В тринадцатой главе трактата «О милосердии» Сенека описывает логику такого господства. Правление, основанное на пытках, мучениях и орудиях смерти, порождает такой тип человека, которого правитель должен бояться. В конце концов жестокость оборачивается против него самого.
V. Наказание
Обсуждение проблемы наказания, которую Сенека рассматривает в трактате «О гневе», начинается с этой темы, но не исчерпывается ей. Сенека различает две основные ситуации: тому, кто пострадал от несправедливости, возмездие (ultio
) приносит «утешение» и «успокоение» (solacium)[290], а для всех остальных оно обеспечивает безопасность (securitas)[291]. Опять же, princeps[292] находится в особой ситуации, поскольку он не нуждается ни в удовлетворении, ни в доказательстве своего превосходства посредством наказания. И здесь также правитель должен сдерживать страсти, чтобы укрепить свою власть: «Исправлению же нравов более способствует воздержанность в применении взысканий»[293]. В этом контексте интересна и мысль о том, что не все может быть наказуемо[294]. Таким образом, Сенека в определенной степени, «умеренно», принимает месть – форму наказания, которая сегодня в основном не одобряется. Он приводит аргумент о безопасности, тем самым предвосхищая идею утилитарной этики о том, что преступника наказывают, сажают в тюрьму или даже уничтожают не из-за его поступков, а для того, чтобы обеспечить безопасность людей.В двадцать пятой главе (Сенека – мастер повторений) снова утверждается, что crudelitas
– это «зло, меньше других отвечающее человеческому естеству»[295], не подходящее для души, управляемой clementia. Вероятно, это следует понимать так, что жестокость здесь рассматривается как ужасное зло, которое, однако, не является человеческим в собственном смысле слова. Тем самым понятию «человек» придается положительное значение. Crudelitas определяется противоречиво: с одной стороны, негативно, в смысле дохристианского гуманизма, но, с другой стороны, это очевидно сомнительная привилегия человека, который в этом пункте явственно отличается от животного, не знающего ни милосердия, ни жестокости и не способного к ним. Противоречие состоит в том, что она изображается как иррациональный импульс, возникающий из ярости и безудержного гнева, даже как заблуждение и страсть, и в то же время – на это указывают примеры Луция Корнелия Суллы и Александра Македонского – рассматривается как ложный расчет правителя.Как заявляет Сенека в самом начале, сочинение «О милосердии» посвящено природе clementia
. Философ дает ей тонкое определение: это «сдержанность души в ее власти карать. Говоря иначе, это мягкосердечие высшего по отношению к низшему в определении наказаний»[296]. Таким образом, становится ясно, что мягкость, которая сдерживает властные страсти и тем самым с психоаналитической точки зрения тормозит влечение, по-видимому, связана с властью над другими людьми и предполагает асимметрию позиций. Поэтому мягкость также заключается в отказе власти от жестокости, применение которой в принципе всегда возможно. Тот, кто не занимает властного положения и не имеет права распоряжаться, не может проявлять мягкость.Итак, мы имеем дело с дискурсом господства, где жестокость возможна, но отвергается по соображениям государственной политики, философии жизни и, возможно, этики – вопреки другому мнению, которое снова и снова возникает в тексте. Последнее исходит из того, что власть должна продемонстрировать, на какие насильственные действия она готова пойти в крайнем случае, причем определение того, что считать крайним случаем, всегда остается прерогативой автократического правителя – как тогда, так и сейчас. По логике трактата один дискурс – это позиция справедливого правителя, другой – тирана.

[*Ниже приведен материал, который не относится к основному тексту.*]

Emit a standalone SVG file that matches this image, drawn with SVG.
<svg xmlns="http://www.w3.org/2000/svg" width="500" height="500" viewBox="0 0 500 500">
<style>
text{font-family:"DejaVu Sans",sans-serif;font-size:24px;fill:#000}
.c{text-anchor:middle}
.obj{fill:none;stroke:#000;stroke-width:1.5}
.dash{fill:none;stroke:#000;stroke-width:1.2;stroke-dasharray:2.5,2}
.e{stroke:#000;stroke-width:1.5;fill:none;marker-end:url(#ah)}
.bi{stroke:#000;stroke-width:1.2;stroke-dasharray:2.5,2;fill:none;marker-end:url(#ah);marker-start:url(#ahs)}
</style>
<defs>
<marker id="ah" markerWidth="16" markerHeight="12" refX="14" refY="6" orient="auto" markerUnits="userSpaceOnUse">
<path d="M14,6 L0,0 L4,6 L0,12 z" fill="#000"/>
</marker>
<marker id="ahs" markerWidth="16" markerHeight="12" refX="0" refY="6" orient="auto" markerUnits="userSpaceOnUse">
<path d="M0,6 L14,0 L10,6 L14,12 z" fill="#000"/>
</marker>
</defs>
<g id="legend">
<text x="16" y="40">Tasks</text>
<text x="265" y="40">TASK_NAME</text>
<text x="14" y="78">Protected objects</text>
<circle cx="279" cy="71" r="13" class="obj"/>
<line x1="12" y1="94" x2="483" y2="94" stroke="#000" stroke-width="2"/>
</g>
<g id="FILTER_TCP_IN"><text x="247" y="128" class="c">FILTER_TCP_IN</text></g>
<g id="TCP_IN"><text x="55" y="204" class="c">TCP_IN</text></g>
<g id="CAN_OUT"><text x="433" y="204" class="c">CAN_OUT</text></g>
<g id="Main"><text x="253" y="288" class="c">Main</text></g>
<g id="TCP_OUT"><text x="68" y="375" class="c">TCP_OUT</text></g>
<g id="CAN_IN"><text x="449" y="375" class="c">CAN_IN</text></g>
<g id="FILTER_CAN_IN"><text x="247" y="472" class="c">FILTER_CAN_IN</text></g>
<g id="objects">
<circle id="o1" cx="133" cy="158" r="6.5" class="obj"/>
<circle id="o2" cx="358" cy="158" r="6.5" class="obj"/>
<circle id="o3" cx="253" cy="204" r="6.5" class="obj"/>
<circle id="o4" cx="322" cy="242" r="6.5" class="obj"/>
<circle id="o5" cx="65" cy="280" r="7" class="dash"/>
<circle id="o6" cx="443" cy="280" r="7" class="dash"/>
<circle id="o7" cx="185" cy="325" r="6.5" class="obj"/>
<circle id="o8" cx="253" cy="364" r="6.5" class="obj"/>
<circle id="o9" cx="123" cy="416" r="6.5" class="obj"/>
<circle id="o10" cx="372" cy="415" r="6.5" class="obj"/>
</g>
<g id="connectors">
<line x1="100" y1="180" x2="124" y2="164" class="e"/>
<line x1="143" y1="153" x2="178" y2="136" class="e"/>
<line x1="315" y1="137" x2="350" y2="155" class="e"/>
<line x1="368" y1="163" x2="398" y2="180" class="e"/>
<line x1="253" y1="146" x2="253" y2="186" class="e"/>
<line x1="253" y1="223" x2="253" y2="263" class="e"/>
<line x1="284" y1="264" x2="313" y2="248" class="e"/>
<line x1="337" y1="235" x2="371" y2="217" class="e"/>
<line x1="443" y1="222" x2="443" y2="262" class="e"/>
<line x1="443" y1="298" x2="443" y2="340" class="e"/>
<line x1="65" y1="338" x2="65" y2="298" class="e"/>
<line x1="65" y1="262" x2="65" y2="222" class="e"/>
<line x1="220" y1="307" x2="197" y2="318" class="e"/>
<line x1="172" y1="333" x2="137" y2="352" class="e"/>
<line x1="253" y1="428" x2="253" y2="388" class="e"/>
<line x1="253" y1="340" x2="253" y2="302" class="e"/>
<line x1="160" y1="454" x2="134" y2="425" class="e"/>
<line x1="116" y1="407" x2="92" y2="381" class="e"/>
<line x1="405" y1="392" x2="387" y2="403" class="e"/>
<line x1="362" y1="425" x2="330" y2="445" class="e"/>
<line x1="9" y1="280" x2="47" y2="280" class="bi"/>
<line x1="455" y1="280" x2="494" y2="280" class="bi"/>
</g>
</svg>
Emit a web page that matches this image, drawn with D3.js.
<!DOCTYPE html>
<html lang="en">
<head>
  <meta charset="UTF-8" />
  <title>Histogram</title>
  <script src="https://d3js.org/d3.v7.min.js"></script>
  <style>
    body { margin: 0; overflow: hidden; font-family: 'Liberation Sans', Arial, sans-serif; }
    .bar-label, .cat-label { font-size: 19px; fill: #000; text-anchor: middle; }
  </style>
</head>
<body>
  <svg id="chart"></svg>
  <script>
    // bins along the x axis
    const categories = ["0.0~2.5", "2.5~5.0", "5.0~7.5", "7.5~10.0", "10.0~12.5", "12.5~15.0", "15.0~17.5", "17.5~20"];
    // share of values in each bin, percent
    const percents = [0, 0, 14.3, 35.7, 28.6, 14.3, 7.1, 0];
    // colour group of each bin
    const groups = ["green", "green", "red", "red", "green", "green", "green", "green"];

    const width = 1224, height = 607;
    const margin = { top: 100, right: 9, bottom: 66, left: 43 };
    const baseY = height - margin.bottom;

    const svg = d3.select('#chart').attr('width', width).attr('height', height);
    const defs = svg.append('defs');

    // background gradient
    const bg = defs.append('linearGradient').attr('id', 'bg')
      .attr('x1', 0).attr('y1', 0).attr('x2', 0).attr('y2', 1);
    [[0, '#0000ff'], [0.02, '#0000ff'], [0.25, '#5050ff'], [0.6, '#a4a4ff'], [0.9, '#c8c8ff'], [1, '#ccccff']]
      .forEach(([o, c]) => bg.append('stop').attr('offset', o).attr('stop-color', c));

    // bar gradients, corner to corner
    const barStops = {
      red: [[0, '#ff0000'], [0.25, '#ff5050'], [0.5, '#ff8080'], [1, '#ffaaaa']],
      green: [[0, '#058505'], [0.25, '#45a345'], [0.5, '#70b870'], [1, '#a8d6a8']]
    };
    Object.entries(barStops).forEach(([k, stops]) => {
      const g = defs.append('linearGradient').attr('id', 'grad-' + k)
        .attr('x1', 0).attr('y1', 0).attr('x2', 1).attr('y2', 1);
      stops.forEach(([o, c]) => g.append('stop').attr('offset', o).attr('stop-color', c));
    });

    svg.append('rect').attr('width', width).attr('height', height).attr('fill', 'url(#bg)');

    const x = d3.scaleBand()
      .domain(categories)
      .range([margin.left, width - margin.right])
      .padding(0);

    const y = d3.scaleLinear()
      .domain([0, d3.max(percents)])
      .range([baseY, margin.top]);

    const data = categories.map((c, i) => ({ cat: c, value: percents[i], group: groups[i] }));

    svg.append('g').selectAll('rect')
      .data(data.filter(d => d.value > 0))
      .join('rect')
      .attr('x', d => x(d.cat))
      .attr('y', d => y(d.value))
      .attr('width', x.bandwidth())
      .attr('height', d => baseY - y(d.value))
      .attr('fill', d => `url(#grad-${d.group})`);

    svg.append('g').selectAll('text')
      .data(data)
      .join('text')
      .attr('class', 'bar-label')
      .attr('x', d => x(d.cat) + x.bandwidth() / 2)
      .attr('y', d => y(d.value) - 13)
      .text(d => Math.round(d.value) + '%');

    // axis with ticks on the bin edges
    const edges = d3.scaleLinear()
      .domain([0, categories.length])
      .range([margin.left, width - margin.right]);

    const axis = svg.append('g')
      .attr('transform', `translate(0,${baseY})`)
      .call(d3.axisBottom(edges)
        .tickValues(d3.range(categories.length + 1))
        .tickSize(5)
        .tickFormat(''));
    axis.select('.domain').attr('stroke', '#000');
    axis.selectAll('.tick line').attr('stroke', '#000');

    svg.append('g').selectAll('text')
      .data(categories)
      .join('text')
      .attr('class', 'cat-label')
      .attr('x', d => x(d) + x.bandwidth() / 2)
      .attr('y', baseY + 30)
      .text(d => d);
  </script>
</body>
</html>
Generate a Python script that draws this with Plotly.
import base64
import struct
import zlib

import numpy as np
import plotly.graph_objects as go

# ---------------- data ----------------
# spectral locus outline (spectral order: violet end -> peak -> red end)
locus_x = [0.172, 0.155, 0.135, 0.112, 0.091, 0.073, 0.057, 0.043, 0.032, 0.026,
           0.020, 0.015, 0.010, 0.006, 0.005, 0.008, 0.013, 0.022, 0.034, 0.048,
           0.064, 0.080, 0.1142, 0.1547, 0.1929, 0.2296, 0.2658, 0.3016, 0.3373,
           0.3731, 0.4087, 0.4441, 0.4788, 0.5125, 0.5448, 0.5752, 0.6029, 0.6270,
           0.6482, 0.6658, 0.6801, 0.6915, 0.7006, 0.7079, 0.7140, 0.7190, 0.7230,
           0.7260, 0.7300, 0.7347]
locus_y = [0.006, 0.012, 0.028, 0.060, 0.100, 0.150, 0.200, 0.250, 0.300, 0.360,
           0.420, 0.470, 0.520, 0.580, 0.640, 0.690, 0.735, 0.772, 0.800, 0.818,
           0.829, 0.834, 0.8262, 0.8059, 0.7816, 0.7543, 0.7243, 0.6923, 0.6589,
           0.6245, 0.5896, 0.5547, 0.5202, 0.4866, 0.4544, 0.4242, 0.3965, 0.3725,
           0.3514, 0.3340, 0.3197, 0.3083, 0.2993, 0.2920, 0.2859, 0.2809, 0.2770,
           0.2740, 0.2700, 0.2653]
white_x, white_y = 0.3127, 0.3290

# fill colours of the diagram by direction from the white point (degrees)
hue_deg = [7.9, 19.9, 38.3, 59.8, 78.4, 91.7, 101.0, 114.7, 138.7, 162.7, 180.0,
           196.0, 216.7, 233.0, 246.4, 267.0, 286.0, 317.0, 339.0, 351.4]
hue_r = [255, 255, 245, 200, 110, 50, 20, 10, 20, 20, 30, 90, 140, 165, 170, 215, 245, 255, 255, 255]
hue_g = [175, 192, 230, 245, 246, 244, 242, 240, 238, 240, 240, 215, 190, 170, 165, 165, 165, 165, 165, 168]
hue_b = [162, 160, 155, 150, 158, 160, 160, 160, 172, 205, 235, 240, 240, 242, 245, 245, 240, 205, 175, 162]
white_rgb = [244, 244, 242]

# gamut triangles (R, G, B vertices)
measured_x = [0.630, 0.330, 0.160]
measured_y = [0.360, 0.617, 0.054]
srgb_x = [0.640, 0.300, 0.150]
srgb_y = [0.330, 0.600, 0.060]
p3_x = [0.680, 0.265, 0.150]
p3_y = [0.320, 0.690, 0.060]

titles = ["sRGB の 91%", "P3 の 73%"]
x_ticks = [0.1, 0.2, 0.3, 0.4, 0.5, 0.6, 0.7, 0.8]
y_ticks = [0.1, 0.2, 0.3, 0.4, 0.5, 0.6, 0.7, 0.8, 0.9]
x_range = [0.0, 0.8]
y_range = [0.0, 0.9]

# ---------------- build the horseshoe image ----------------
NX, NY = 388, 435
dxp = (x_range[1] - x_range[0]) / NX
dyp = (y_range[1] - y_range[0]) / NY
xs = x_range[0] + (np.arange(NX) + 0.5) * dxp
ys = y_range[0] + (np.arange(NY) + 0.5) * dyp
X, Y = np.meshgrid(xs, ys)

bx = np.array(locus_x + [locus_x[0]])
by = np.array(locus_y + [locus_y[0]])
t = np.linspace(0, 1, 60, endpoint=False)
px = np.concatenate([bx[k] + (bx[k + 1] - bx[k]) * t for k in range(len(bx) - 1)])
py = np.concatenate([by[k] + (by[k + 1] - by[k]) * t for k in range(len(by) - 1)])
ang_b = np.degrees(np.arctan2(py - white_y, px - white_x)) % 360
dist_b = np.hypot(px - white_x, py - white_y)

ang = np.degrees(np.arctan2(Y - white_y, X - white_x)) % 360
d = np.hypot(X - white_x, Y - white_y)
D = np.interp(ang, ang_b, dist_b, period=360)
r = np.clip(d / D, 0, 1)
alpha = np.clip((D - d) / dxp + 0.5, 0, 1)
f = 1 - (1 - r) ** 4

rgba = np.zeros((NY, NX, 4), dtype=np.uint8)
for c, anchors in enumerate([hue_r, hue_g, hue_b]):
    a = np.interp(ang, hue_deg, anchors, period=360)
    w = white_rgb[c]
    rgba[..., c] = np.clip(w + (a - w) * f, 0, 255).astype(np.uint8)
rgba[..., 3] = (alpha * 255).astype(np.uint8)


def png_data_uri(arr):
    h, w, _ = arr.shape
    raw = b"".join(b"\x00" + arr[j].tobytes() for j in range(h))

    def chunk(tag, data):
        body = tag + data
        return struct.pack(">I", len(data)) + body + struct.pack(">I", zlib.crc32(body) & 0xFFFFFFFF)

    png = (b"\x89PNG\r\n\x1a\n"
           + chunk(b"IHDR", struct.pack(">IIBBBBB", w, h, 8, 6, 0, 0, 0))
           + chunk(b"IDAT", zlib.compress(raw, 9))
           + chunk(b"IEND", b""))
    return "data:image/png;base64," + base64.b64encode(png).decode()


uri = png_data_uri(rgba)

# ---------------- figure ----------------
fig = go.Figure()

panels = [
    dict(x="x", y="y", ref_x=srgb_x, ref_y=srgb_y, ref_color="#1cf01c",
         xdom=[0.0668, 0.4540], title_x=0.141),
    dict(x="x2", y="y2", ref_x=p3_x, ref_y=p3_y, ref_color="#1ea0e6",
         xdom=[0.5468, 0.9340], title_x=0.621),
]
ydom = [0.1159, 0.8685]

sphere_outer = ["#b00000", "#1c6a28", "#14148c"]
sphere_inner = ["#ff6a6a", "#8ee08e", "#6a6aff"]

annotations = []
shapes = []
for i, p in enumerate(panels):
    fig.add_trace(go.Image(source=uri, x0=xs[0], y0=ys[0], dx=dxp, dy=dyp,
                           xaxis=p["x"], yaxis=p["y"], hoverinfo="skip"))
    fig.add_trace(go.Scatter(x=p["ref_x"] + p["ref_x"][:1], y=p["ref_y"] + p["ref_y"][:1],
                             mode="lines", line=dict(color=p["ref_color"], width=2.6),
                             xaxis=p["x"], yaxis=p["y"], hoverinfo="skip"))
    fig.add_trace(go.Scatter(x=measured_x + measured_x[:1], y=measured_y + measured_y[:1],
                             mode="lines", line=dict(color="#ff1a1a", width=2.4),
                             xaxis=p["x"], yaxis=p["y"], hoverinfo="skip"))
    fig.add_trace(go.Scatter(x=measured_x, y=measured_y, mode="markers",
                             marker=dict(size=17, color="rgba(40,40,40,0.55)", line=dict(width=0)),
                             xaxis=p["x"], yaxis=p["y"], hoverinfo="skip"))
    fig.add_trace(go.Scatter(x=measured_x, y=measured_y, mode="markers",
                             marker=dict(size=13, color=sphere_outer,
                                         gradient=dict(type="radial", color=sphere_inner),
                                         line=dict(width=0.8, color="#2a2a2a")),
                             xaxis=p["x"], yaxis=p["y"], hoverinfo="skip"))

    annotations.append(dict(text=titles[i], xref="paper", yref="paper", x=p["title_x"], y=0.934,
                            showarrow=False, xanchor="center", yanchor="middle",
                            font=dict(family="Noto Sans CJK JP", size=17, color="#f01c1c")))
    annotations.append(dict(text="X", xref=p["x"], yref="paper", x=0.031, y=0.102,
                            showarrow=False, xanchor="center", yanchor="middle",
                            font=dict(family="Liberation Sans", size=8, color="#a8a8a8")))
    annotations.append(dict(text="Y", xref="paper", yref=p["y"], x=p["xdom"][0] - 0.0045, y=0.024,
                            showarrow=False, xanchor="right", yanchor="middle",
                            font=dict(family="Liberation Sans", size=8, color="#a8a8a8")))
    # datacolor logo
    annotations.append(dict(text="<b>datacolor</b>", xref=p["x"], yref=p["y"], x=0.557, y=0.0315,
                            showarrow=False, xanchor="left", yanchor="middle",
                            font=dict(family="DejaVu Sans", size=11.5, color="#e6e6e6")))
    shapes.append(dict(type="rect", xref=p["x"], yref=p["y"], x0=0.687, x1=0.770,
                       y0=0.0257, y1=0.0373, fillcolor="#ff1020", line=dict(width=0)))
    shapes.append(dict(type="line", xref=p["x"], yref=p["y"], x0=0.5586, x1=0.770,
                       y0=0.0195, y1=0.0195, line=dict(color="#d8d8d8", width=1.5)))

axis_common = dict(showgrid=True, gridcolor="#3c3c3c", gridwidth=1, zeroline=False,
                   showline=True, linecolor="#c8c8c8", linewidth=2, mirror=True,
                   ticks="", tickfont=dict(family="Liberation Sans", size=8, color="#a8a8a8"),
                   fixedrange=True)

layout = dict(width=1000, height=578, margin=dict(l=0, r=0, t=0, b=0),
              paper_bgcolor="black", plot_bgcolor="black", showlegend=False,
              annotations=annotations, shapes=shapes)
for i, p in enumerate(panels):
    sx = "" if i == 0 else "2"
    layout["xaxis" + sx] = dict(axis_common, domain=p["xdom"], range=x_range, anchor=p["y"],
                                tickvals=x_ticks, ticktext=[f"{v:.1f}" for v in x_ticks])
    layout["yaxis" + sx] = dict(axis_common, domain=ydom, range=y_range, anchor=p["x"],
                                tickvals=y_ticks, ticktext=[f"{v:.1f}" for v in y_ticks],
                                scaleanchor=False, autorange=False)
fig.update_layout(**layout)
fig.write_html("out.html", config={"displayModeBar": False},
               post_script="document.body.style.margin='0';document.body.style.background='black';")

Примечательно, как Сенека описывает отношения между строгостью, милосердием и жестокостью. Строгость, говорит он, только на первый взгляд противоположна милосердию. В действительности для стоика она является такой же добродетелью, как и милосердие, и не противоречит ему. Строгость и милосердие не нагружены эмоционально и соответствуют спокойному размышлению. Они являются следствиями властного расчета, а не спонтанного побуждения. Суровость отличается от жестокости, в частности, тем, что она возникает из спонтанного аффекта, «свирепости души» (atrocitas animi
), которая проявляется в настойчивом требовании наказания[297].